Como é sua relação com a tecnologia? Você escreve seus primeiros rascunhos à mão ou no computador?
Profissionalmente, nunca escrevi a não ser diretamente na máquina. Quando comecei na Folha de S. Paulo, em 1977, escrevia na máquina de escrever. Em 1982, o jornal começou a explorar os terminais de texto e tivemos nosso primeiro contato com os computadores. No meu caso, acho que não consigo escrever um texto (profissional, claro!) à mão, por causa da lentidão da escrita manual – as ideias fluem rapidamente e vão perder-se se você não colocá-las imediatamente no papel, o que só é possível com a rapidez da digitação.
De onde vêm suas ideias? Há um conjunto de hábitos que você cultiva para se manter criativo?
As ideias vêm da observação, do hábito do repórter. Meus dois primeiros livros, aliás, são extensões ficcionais de histórias reais que colhi quando repórter policial em Florianópolis. No mais, vivo sempre atento, lendo muito, acompanhando as venturas e desventuras – mais desventuras do que venturas – da Humanidade. Qualquer coisinha que possa parecer mínima vale um texto, uma crônica. Para os romances policiais, entretanto, o que mais vale é a dedicação à leitura de outros autores, clássicos ou contemporâneos, para manter acesa a chamada do mistério. É claro que minha experiência como repórter policial vale muito nessa equação, mas no texto de um escritor renomado você pode conseguir boas referências.
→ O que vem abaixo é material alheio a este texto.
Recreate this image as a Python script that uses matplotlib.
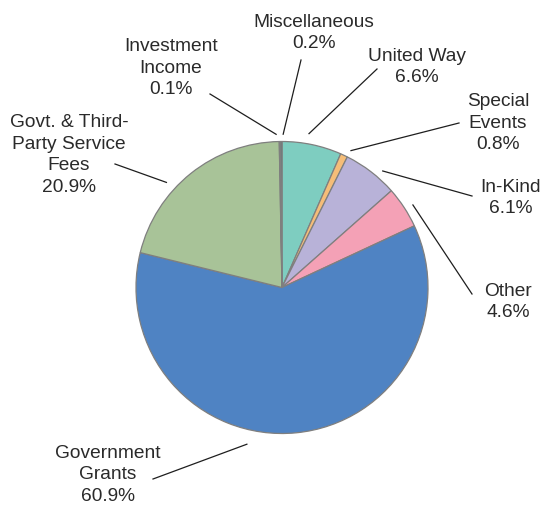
import numpy as np
import matplotlib
matplotlib.use('Agg')
import matplotlib.pyplot as plt

# data
categories = ['United Way', 'Special\nEvents', 'In-Kind', 'Other', 'Government\nGrants',
              'Govt. & Third-\nParty Service\nFees', 'Investment\nIncome', 'Miscellaneous']
shares = [6.6, 0.8, 6.1, 4.6, 60.9, 20.9, 0.1, 0.2]
colors = ['#7ecdc0', '#f5bd78', '#b8b2d8', '#f4a1b6', '#4f83c3', '#a8c398', '#64797c', '#5d7779']

# layout (pixels, origin top-left)
W, H = 545, 506
center_px = (282, 288.5)
radius_px = 146
text_px = [(417, 67), (498, 123), (511, 198), (508, 302), (108, 475), (69, 155), (171, 68), (314, 33)]
line_start_px = [(377, 70), (459, 124), (472, 197), (472, 295), (153, 480), (115, 165), (210, 95), (301, 61)]
anchor_dang = [1.9, -1.6, -3.3, -1.0, -18.2, 9.1, 1.3, -0.8]
anchor_rfac = [1.07, 1.05, 1.055, 1.06, 1.10, 1.07, 1.05, 1.05]

plt.rcParams['font.family'] = ['Liberation Sans', 'DejaVu Sans']

fig = plt.figure(figsize=(W / 100, H / 100), dpi=100)
ax = fig.add_axes([0, 0, 1, 1])

cx, cy = center_px[0], H - center_px[1]
wedges, _ = ax.pie(shares, colors=colors, startangle=90, counterclock=False,
                   center=(cx, cy), radius=radius_px, frame=True,
                   wedgeprops=dict(edgecolor='#7f7f7f', linewidth=0.9))
ax.set_xlim(0, W)
ax.set_ylim(0, H)
ax.set_aspect('auto')
ax.axis('off')

for i, w in enumerate(wedges):
    label = categories[i] + '\n' + f'{shares[i]:.1f}%'
    tx, ty = text_px[i]
    ax.text(tx, H - ty, label, ha='center', va='center', fontsize=13.8,
            color='#2a2a2a', linespacing=1.38)
    mid = np.deg2rad((w.theta1 + w.theta2) / 2 + anchor_dang[i])
    r = radius_px * anchor_rfac[i]
    ex, ey = cx + r * np.cos(mid), cy + r * np.sin(mid)
    sx, sy = line_start_px[i]
    ax.plot([sx, ex], [H - sy, ey], color='#1e1e1e', linewidth=0.9)

plt.savefig('out.png', dpi=100)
O que você acha que mudou no seu processo de escrita ao longo dos anos? O que você diria a si mesmo se pudesse voltar à escrita de seus primeiros textos?
A tendência de todo mundo é evoluir, e eu não acho que seja diferente comigo. No meu caso, modéstia de lado, acho que meu texto e a construção da narrativa vem melhorando a cada livro. Devo muito disso a jamais abandonar a leitura, um hábito diário, e a ouvir sempre as críticas profissionais. Não creio, porém, que meu processo de escrita tenha mudado: escrevo melhor, conto a história melhor, uso palavras e expressões de maneira melhor… mas o processo é o mesmo desde que comecei a escrever profissionalmente, em 1977. E o que eu diria para mim? Que eu me comportasse da mesma forma como me comportei até agora e deixasse que a evolução chegasse naturalmente.
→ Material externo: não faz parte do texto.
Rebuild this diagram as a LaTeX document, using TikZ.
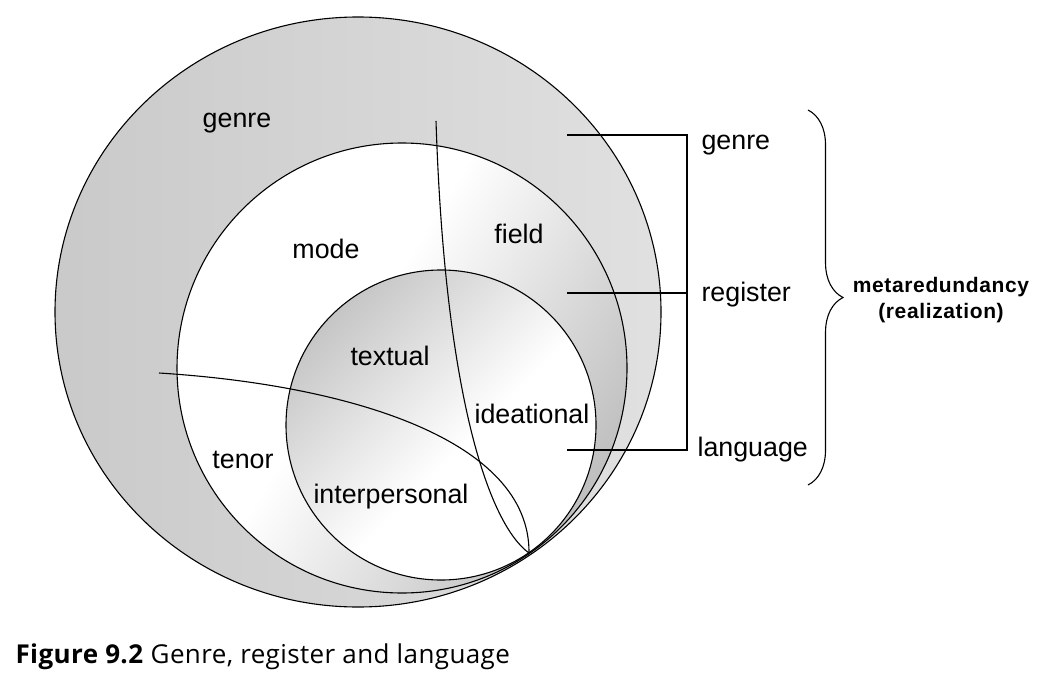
\documentclass[tikz,border=0pt]{standalone}
\usepackage{fontspec}
\setmainfont{Liberation Sans}
\newfontfamily\capfont[LetterSpace=1.5]{Open Sans}
\newfontfamily\metafont[LetterSpace=3]{Liberation Sans}
\usetikzlibrary{decorations.pathreplacing}
\pgfdeclarehorizontalshading{outershade}{100bp}{color(0bp)=(gray!42); color(25bp)=(gray!42); color(75bp)=(gray!24); color(100bp)=(gray!24)}
\pgfdeclarehorizontalshading{midshade}{100bp}{color(0bp)=(white); color(44bp)=(white); color(78bp)=(gray!55); color(100bp)=(gray!55)}
\pgfdeclarehorizontalshading{innershade}{100bp}{color(0bp)=(gray!45); color(25bp)=(gray!45); color(55bp)=(white); color(100bp)=(white)}
\begin{document}
\begin{tikzpicture}[x=0.5pt,y=-0.5pt,line width=0.55pt,
  lbl/.style={font=\fontsize{13.4}{16}\selectfont,inner sep=0pt,anchor=base},
  rlbl/.style={lbl,anchor=base west},
  mlbl/.style={font=\metafont\bfseries\fontsize{10.5}{12}\selectfont,inner sep=0pt,anchor=base}]
\useasboundingbox (0,0) rectangle (1052,684);
% three circles, touching at the lower right
\draw[shade,shading=outershade] (358,312) ellipse [x radius=303,y radius=295];
\draw[shade,shading=midshade,shading angle=-32] (402,368) circle [radius=225];
\draw[shade,shading=innershade,shading angle=-45] (441,425) circle [radius=155];
\coordinate (touch) at (529,553);
\coordinate (fieldtop) at (436,121);
\coordinate (tenorleft) at (159,373);
\draw (fieldtop) .. controls (445,400) and (490,525) .. (touch);
\draw (tenorleft) .. controls (350,385) and (530,440) .. (touch);
% bracket
\coordinate (gtick) at (567,135);
\coordinate (rtick) at (567,293);
\coordinate (ltick) at (567,450);
\coordinate (gcorner) at (687,135);
\coordinate (rcorner) at (687,293);
\draw (gtick) -- (gcorner) |- (ltick);
\draw (rtick) -- (rcorner);
\draw[decorate,decoration={brace,amplitude=17.5pt}] (808,110) -- (808,485);
% labels
\node[lbl] (genre) at (237,128) {genre};
\node[lbl] (mode) at (326,258) {mode};
\node[lbl] (field) at (519,243) {field};
\node[lbl] (textual) at (390,365) {textual};
\node[lbl] (ideational) at (532,423) {ideational};
\node[lbl] (tenor) at (243,468) {tenor};
\node[lbl] (interpersonal) at (391,503) {interpersonal};
\node[rlbl] (rgenre) at (701,150) {genre};
\node[rlbl] (rregister) at (701,301) {register};
\node[rlbl] (rlanguage) at (697,456) {language};
\node[mlbl] (meta) at (941,292) {metaredundancy};
\node[mlbl] (realiz) at (941,318) {(realization)};
\node[anchor=base west,inner sep=0pt,font=\capfont\fontsize{13}{15}\selectfont] (caption) at (15,663)
  {\textbf{Figure 9.2} Genre, register and language};
\end{tikzpicture}
\end{document}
Que projeto você gostaria de fazer, mas ainda não começou? Que livro você gostaria de ler e ele ainda não existe?
Comecei a escrever um novo romance policial, mas estou encontrando um pouco de dificuldade de absorção. Explico: os três últimos livros tinham o mesmo personagem principal e a narrativa era em primeira pessoa; como aposentei esse personagem, estou criando um novo, e mudando a narrativa para a terceira pessoa, criando a figura do narrador onisciente. Se você trabalha três livros com o mesmo personagem, você chega ao terceiro livro como se ele fosse um membro de sua família. Ele é um amigo, quase com existência física; e, como a narrativa é em primeira pessoa, você praticamente incorpora o personagem, dando-lhe até mesmo parte de sua vida… Com o novo personagem, estou ainda encontrando dificuldade de absorvê-lo, de dar-lhe vida. Parece por enquanto apenas um retrato na parede, e eu não vou ficar satisfeito enquanto não sentir que ele está vivo, como estava o personagem dos livros anteriores. Não escrevi duas páginas ainda, já reescrevi duas ou três vezes, mas ainda não achei o tom. A história promete, mas vai ficar mais fraca se o protagonista não tiver credibilidade. De resto, projetos sempre haverá enquanto tivermos condições de colocá-los no papel!